Tuesday, August 7, 2018

Book Review: Meeting Wise: Making the Most of Collaborative Time for Educators (2014)


Just read Liz City's Meeting Wise: Making the Most of Collaborative Time for Educators (2014) after hearing her present her work on meeting theory and practice in schools at the Harvard Principals' Center "Art of Leadership" institute. My very brief take away: This is and will be perhaps the most useful and easily implementable text I've had in a long time.

Basically, City's argument about effective, growth-driven collaborative meetings is that they need to happen in schools that are learning communities. In the schools of yore, teachers and even leadership didn't mind not reaching all learners and their challenges, as they didn't mind refusing professional learning--they taught how they always taught, and without much change, as students needed to learn on their terms (or not learn at all).

Her argument, underlying her work, is that schools that embrace emerging and evolving challenges and changes in education and in students require a robust and intentional meeting culture. If adults are collaborating well towards learning objectives and outcomes, then all students are being served.

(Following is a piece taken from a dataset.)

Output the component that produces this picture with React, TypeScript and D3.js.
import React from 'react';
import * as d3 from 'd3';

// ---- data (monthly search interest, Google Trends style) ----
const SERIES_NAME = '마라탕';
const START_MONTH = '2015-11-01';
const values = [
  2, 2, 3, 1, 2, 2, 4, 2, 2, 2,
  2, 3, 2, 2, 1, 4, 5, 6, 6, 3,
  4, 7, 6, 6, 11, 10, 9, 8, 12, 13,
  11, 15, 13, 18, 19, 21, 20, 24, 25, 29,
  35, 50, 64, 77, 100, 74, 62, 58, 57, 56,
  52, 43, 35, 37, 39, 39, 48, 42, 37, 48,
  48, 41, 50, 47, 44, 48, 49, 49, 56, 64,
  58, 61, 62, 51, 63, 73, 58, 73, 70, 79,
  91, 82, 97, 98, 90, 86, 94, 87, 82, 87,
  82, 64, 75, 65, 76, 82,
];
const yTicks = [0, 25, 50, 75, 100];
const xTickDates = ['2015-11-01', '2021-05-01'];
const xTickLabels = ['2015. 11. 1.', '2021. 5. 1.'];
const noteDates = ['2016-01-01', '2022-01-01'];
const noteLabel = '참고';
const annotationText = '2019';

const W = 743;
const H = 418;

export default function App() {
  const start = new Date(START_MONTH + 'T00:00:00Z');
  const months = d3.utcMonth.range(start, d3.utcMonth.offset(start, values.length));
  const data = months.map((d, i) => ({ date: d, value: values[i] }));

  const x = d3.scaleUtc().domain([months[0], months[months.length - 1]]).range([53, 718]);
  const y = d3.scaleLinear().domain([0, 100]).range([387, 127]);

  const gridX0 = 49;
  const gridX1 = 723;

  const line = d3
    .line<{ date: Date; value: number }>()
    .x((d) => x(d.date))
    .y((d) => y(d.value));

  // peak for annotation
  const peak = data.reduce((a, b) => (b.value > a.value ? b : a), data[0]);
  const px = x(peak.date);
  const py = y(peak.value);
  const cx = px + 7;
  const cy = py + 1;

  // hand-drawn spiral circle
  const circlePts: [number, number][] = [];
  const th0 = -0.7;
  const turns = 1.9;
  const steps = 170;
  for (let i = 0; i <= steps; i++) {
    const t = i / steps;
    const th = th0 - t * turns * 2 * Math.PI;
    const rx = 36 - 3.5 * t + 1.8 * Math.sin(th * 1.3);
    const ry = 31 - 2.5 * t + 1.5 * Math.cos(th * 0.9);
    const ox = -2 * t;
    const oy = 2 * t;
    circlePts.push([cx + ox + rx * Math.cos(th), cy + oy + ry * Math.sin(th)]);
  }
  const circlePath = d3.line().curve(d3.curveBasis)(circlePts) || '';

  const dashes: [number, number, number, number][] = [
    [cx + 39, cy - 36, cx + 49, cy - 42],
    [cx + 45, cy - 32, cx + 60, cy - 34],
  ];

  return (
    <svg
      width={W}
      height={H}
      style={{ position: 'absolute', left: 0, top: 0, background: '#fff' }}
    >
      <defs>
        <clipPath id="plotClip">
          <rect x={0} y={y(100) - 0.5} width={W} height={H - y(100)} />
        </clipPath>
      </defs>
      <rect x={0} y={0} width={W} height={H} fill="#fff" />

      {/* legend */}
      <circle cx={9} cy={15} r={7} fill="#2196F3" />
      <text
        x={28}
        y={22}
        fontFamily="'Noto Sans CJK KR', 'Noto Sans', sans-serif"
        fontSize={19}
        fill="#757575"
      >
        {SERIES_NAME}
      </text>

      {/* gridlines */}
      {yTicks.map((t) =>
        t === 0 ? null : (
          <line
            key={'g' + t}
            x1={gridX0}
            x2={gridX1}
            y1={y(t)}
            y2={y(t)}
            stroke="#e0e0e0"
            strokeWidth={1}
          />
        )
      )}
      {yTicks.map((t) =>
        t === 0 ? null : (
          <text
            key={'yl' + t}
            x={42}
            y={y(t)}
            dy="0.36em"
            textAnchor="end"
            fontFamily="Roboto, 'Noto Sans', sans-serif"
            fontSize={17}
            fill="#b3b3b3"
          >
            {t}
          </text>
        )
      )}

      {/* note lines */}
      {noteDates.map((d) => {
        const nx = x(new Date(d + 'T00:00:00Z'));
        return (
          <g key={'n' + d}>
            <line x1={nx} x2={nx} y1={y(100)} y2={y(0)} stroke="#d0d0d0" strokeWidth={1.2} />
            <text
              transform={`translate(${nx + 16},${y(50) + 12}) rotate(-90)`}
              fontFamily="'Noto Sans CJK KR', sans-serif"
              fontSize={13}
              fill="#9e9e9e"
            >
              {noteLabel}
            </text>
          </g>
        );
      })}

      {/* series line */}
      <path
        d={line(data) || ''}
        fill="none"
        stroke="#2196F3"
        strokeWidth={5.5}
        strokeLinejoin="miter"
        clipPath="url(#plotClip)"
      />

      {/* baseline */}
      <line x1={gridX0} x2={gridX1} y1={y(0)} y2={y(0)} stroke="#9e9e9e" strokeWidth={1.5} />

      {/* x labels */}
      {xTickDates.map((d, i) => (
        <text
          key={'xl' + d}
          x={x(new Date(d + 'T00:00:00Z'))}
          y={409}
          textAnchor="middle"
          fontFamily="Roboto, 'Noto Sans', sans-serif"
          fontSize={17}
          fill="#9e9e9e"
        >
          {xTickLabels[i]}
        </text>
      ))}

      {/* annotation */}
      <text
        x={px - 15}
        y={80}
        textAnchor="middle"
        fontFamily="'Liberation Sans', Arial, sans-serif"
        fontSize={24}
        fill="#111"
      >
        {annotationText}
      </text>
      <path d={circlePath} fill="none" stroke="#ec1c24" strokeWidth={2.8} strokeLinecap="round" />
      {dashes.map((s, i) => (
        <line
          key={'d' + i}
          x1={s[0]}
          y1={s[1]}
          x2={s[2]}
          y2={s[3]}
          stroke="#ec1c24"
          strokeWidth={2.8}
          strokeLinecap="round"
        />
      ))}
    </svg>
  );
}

What is most useful about City's work are her actionable items (templates, protocols, checklists): her checklists for effective meetings (does it have an objective linked to student learning? does it have meaningful activities?); her protocols for various types of meetings; her recommendations for max. time for each meeting moment; her recommendations for engaging activities; her acknowledgement of challenges to and the learning curve of a facilitator; and her agenda template, which, if done right, fulfills the entire checklist.

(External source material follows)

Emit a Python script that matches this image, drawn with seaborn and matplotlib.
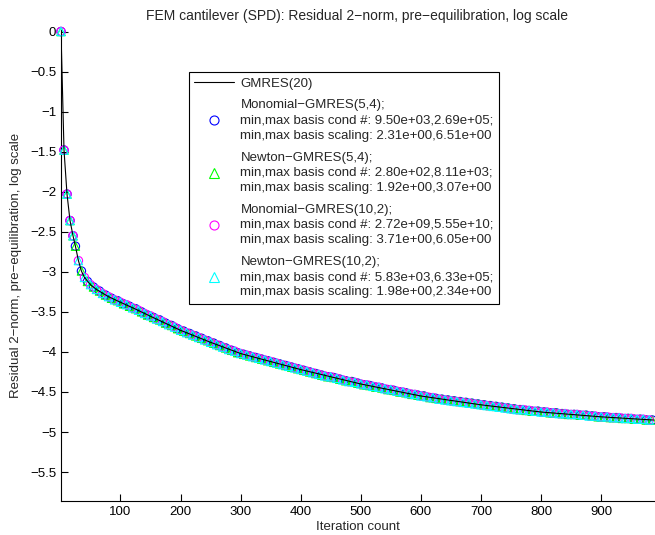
import matplotlib.pyplot as plt
import matplotlib.ticker as mticker
import numpy as np
import pandas as pd
import seaborn as sns

# GMRES(20) residual curve (log10 of relative residual 2-norm)
gmres_it = [1, 6, 11, 16, 21, 25, 30, 35, 40, 50, 60, 80, 100, 125, 150, 200, 250,
            300, 350, 400, 450, 500, 600, 700, 800, 900, 987]
gmres_res = [0.0, -1.48, -2.03, -2.36, -2.55, -2.68, -2.86, -2.99, -3.07, -3.16, -3.22,
             -3.31, -3.38, -3.465, -3.555, -3.73, -3.88, -4.02, -4.12, -4.22, -4.31,
             -4.40, -4.55, -4.66, -4.75, -4.81, -4.85]

# first outer iterations, shared by all four s-step runs
early_it = [1, 6, 11, 16, 21]
early_res = [0.0, -1.48, -2.03, -2.36, -2.55]

# s-step GMRES(5,4): marker every 10 iterations from 25
it_5_4 = early_it + list(range(25, 990, 10))
res_5_4 = early_res + [
    -2.68, -2.99, -3.12, -3.19, -3.24, -3.29, -3.33, -3.36, -3.40, -3.43,
    -3.46, -3.50, -3.54, -3.57, -3.60, -3.64, -3.67, -3.71, -3.74, -3.77,
    -3.80, -3.83, -3.86, -3.89, -3.92, -3.95, -3.98, -4.01, -4.03, -4.05,
    -4.07, -4.09, -4.11, -4.13, -4.15, -4.17, -4.19, -4.21, -4.23, -4.25,
    -4.27, -4.29, -4.31, -4.32, -4.34, -4.36, -4.37, -4.39, -4.41, -4.42,
    -4.44, -4.45, -4.47, -4.48, -4.50, -4.51, -4.53, -4.54, -4.55, -4.57,
    -4.58, -4.59, -4.60, -4.61, -4.62, -4.63, -4.64, -4.65, -4.66, -4.67,
    -4.68, -4.69, -4.70, -4.71, -4.72, -4.73, -4.74, -4.74, -4.75, -4.76,
    -4.76, -4.77, -4.78, -4.78, -4.79, -4.79, -4.80, -4.81, -4.81, -4.82,
    -4.82, -4.83, -4.83, -4.84, -4.84, -4.85, -4.85]

# s-step GMRES(10,2): marker every 10 iterations from 30
it_10_2 = early_it + list(range(30, 985, 10))
res_10_2 = early_res + [
    -2.86, -3.07, -3.16, -3.22, -3.27, -3.31, -3.35, -3.38, -3.41, -3.45,
    -3.48, -3.52, -3.55, -3.59, -3.62, -3.66, -3.69, -3.73, -3.76, -3.79,
    -3.82, -3.85, -3.88, -3.91, -3.94, -3.97, -3.99, -4.02, -4.04, -4.06,
    -4.08, -4.10, -4.12, -4.14, -4.16, -4.18, -4.20, -4.22, -4.24, -4.26,
    -4.28, -4.30, -4.31, -4.33, -4.35, -4.37, -4.38, -4.40, -4.41, -4.43,
    -4.44, -4.46, -4.47, -4.49, -4.50, -4.52, -4.53, -4.55, -4.56, -4.57,
    -4.59, -4.60, -4.61, -4.62, -4.63, -4.64, -4.65, -4.66, -4.67, -4.68,
    -4.69, -4.70, -4.71, -4.72, -4.72, -4.73, -4.74, -4.75, -4.75, -4.76,
    -4.77, -4.77, -4.78, -4.78, -4.79, -4.80, -4.80, -4.81, -4.81, -4.82,
    -4.82, -4.83, -4.83, -4.84, -4.84, -4.85]

labels = [
    "Monomial\u2212GMRES(5,4);\nmin,max basis cond #: 9.50e+03,2.69e+05;\nmin,max basis scaling: 2.31e+00,6.51e+00",
    "Newton\u2212GMRES(5,4);\nmin,max basis cond #: 2.80e+02,8.11e+03;\nmin,max basis scaling: 1.92e+00,3.07e+00",
    "Monomial\u2212GMRES(10,2);\nmin,max basis cond #: 2.72e+09,5.55e+10;\nmin,max basis scaling: 3.71e+00,6.05e+00",
    "Newton\u2212GMRES(10,2);\nmin,max basis cond #: 5.83e+03,6.33e+05;\nmin,max basis scaling: 1.98e+00,2.34e+00",
]

sns.set_style("ticks")
plt.rcParams['font.family'] = ['Liberation Sans', 'DejaVu Sans']
plt.rcParams['font.size'] = 9.5

fig = plt.figure(figsize=(6.55, 5.35), dpi=100)
ax = fig.add_axes([61 / 655, 1 - 501 / 535, 593 / 655, 471 / 535])

series = [
    (it_5_4, res_5_4, 'o', (0, 0, 1)),
    (it_5_4, res_5_4, '^', (0, 1, 0)),
    (it_10_2, res_10_2, 'o', (1, 0, 1)),
    (it_10_2, res_10_2, '^', (0, 1, 1)),
]
handles = []
for (it, res, mk, col), lab in zip(series, labels):
    df = pd.DataFrame({"it": it, "res": res})
    sns.scatterplot(data=df, x="it", y="res", marker=mk, s=36, facecolor='none',
                    edgecolor=col, linewidth=0.8, ax=ax, clip_on=False, zorder=3)
    h, = ax.plot([], [], linestyle='none', marker=mk, markersize=6.5,
                 markerfacecolor='none', markeredgecolor=col, markeredgewidth=0.8, label=lab)
    handles.append(h)

gdf = pd.DataFrame({"it": gmres_it, "res": gmres_res})
sns.lineplot(data=gdf, x="it", y="res", color='black', linewidth=0.8, ax=ax, zorder=4)
gh, = ax.plot([], [], color='black', linewidth=0.8, label="GMRES(20)")

ax.set_xlim(1, 988)
ax.set_ylim(-5.861, 0.019)
ax.set_xticks([100, 200, 300, 400, 500, 600, 700, 800, 900])
ax.set_yticks(np.arange(0, -5.6, -0.5))
ax.yaxis.set_major_formatter(mticker.FuncFormatter(lambda v, p: ('%g' % v).replace('-', '\u2212')))
ax.tick_params(direction='in', length=5, width=0.8, labelsize=9.5, colors='black')
for s in ['top', 'right']:
    ax.spines[s].set_visible(False)
for s in ['left', 'bottom']:
    ax.spines[s].set_linewidth(0.8)
    ax.spines[s].set_color('black')

ax.set_xlabel("Iteration count", fontsize=9.5, labelpad=2)
ax.set_ylabel("Residual 2\u2212norm, pre\u2212equilibration, log scale", fontsize=9.5, labelpad=5.5)
ax.set_title("FEM cantilever (SPD): Residual 2\u2212norm, pre\u2212equilibration, log scale",
             fontsize=10, pad=7)

leg = ax.legend(handles=[gh] + handles, loc='upper left',
                bbox_to_anchor=(189 / 655, 1 - 72 / 535), bbox_transform=fig.transFigure,
                borderaxespad=0, fancybox=False, frameon=True, fontsize=9.5,
                handlelength=3.0, handletextpad=0.5, labelspacing=0.75, borderpad=0.4)
for t in leg.get_texts():
    t.set_linespacing(1.35)
leg.get_frame().set_edgecolor('black')
leg.get_frame().set_linewidth(0.8)
leg.get_frame().set_alpha(1)

fig.savefig("out.png", dpi=100)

In reflecting on her work, I understand now more than ever that meetings are opportunities--valuable, rare opportunities--for meaningful adult learning and collaboration, and they need to be structured as such. In that sense, they're a sort of classroom that engages and empowers its learners. If done right, meetings can be meaningful and even fun--and ideally, they model the sort of learning that we would expect in our classrooms, too.

Looking forward, I would like to spend as much time planning a meeting as I do holding it. I would like to include a clear objective and agenda communicated in advance (I've been doing the latter but not the former) by adapting City's form (template as google doc is available here!). And I would like to elicit "plus/delta" feedback at the end of each meeting to build in reflection and growth in to the meeting culture itself.